--- TO BE DONE ---
Faithfully return all lines, omitting every embedded picture.

--- RECORDED DATA ---
┄┄┄┄┄┄
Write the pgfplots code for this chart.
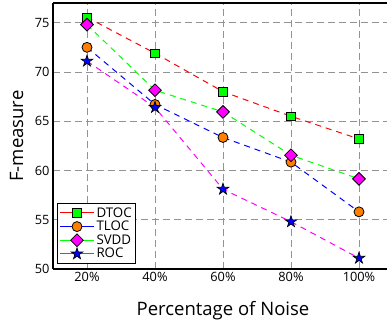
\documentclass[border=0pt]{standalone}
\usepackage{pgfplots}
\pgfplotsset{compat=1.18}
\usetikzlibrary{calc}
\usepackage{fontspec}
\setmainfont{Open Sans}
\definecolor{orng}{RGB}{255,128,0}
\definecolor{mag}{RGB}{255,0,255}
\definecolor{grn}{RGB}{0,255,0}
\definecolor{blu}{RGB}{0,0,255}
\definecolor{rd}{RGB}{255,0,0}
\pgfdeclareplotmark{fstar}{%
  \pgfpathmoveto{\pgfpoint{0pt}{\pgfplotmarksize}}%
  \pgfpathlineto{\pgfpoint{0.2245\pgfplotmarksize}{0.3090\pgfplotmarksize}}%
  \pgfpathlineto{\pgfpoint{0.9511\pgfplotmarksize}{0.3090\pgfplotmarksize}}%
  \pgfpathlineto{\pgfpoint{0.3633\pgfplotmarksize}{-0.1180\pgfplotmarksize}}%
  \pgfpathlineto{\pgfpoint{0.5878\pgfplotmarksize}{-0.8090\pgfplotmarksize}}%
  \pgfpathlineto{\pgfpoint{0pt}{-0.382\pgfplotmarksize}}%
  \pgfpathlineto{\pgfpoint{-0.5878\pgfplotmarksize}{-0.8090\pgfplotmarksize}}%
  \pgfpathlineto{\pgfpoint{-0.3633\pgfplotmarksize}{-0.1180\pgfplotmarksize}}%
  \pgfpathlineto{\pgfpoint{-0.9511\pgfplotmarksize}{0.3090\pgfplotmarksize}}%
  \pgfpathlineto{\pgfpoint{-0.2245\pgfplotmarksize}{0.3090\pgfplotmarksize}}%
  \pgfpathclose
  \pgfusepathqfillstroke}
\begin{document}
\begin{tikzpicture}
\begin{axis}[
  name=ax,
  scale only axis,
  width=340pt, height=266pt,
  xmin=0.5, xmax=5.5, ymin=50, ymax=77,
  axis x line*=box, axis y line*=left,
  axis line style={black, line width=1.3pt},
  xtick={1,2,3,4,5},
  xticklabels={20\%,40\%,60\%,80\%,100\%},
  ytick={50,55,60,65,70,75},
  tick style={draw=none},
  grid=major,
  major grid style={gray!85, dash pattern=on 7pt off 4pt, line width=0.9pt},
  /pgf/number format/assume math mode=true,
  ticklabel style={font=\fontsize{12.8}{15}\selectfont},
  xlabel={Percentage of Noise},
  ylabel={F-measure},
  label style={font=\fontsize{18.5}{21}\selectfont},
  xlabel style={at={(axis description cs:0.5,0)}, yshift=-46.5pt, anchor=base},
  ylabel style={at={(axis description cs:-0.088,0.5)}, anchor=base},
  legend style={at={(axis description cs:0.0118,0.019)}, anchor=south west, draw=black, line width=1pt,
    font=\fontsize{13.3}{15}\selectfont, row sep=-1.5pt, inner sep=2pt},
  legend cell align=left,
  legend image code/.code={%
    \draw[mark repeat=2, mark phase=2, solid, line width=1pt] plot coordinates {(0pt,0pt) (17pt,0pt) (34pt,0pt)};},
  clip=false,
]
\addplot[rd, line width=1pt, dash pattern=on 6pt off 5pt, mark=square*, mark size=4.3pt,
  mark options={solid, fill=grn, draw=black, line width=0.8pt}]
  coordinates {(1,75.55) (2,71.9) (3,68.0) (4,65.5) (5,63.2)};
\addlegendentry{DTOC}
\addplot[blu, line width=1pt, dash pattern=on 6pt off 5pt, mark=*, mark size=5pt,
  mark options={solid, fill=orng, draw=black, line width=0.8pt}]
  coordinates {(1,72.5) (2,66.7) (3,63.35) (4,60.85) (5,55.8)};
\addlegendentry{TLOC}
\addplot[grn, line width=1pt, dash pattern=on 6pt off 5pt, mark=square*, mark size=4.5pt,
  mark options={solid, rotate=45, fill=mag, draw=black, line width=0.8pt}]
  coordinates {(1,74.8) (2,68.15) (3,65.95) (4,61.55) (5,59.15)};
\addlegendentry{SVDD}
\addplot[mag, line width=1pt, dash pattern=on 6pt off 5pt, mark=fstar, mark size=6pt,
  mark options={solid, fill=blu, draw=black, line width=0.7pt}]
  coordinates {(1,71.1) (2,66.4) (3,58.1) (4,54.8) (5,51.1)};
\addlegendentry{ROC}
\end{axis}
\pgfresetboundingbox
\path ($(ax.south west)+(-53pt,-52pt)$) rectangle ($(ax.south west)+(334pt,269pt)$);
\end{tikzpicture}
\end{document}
┄┄┄┄┄┄
--- WRITTEN REPLY ---
Write the pgfplots code for this chart.
\documentclass[border=0pt]{standalone}
\usepackage{pgfplots}
\pgfplotsset{compat=1.18}
\usetikzlibrary{calc}
\usepackage{fontspec}
\setmainfont{Open Sans}
\definecolor{orng}{RGB}{255,128,0}
\definecolor{mag}{RGB}{255,0,255}
\definecolor{grn}{RGB}{0,255,0}
\definecolor{blu}{RGB}{0,0,255}
\definecolor{rd}{RGB}{255,0,0}
\pgfdeclareplotmark{fstar}{%
  \pgfpathmoveto{\pgfpoint{0pt}{\pgfplotmarksize}}%
  \pgfpathlineto{\pgfpoint{0.2245\pgfplotmarksize}{0.3090\pgfplotmarksize}}%
  \pgfpathlineto{\pgfpoint{0.9511\pgfplotmarksize}{0.3090\pgfplotmarksize}}%
  \pgfpathlineto{\pgfpoint{0.3633\pgfplotmarksize}{-0.1180\pgfplotmarksize}}%
  \pgfpathlineto{\pgfpoint{0.5878\pgfplotmarksize}{-0.8090\pgfplotmarksize}}%
  \pgfpathlineto{\pgfpoint{0pt}{-0.382\pgfplotmarksize}}%
  \pgfpathlineto{\pgfpoint{-0.5878\pgfplotmarksize}{-0.8090\pgfplotmarksize}}%
  \pgfpathlineto{\pgfpoint{-0.3633\pgfplotmarksize}{-0.1180\pgfplotmarksize}}%
  \pgfpathlineto{\pgfpoint{-0.9511\pgfplotmarksize}{0.3090\pgfplotmarksize}}%
  \pgfpathlineto{\pgfpoint{-0.2245\pgfplotmarksize}{0.3090\pgfplotmarksize}}%
  \pgfpathclose
  \pgfusepathqfillstroke}
\begin{document}
\begin{tikzpicture}
\begin{axis}[
  name=ax,
  scale only axis,
  width=340pt, height=266pt,
  xmin=0.5, xmax=5.5, ymin=50, ymax=77,
  axis x line*=box, axis y line*=left,
  axis line style={black, line width=1.3pt},
  xtick={1,2,3,4,5},
  xticklabels={20\%,40\%,60\%,80\%,100\%},
  ytick={50,55,60,65,70,75},
  tick style={draw=none},
  grid=major,
  major grid style={gray!85, dash pattern=on 7pt off 4pt, line width=0.9pt},
  /pgf/number format/assume math mode=true,
  ticklabel style={font=\fontsize{12.8}{15}\selectfont},
  xlabel={Percentage of Noise},
  ylabel={F-measure},
  label style={font=\fontsize{18.5}{21}\selectfont},
  xlabel style={at={(axis description cs:0.5,0)}, yshift=-46.5pt, anchor=base},
  ylabel style={at={(axis description cs:-0.088,0.5)}, anchor=base},
  legend style={at={(axis description cs:0.0118,0.019)}, anchor=south west, draw=black, line width=1pt,
    font=\fontsize{13.3}{15}\selectfont, row sep=-1.5pt, inner sep=2pt},
  legend cell align=left,
  legend image code/.code={%
    \draw[mark repeat=2, mark phase=2, solid, line width=1pt] plot coordinates {(0pt,0pt) (17pt,0pt) (34pt,0pt)};},
  clip=false,
]
\addplot[rd, line width=1pt, dash pattern=on 6pt off 5pt, mark=square*, mark size=4.3pt,
  mark options={solid, fill=grn, draw=black, line width=0.8pt}]
  coordinates {(1,75.55) (2,71.9) (3,68.0) (4,65.5) (5,63.2)};
\addlegendentry{DTOC}
\addplot[blu, line width=1pt, dash pattern=on 6pt off 5pt, mark=*, mark size=5pt,
  mark options={solid, fill=orng, draw=black, line width=0.8pt}]
  coordinates {(1,72.5) (2,66.7) (3,63.35) (4,60.85) (5,55.8)};
\addlegendentry{TLOC}
\addplot[grn, line width=1pt, dash pattern=on 6pt off 5pt, mark=square*, mark size=4.5pt,
  mark options={solid, rotate=45, fill=mag, draw=black, line width=0.8pt}]
  coordinates {(1,74.8) (2,68.15) (3,65.95) (4,61.55) (5,59.15)};
\addlegendentry{SVDD}
\addplot[mag, line width=1pt, dash pattern=on 6pt off 5pt, mark=fstar, mark size=6pt,
  mark options={solid, fill=blu, draw=black, line width=0.7pt}]
  coordinates {(1,71.1) (2,66.4) (3,58.1) (4,54.8) (5,51.1)};
\addlegendentry{ROC}
\end{axis}
\pgfresetboundingbox
\path ($(ax.south west)+(-53pt,-52pt)$) rectangle ($(ax.south west)+(334pt,269pt)$);
\end{tikzpicture}
\end{document}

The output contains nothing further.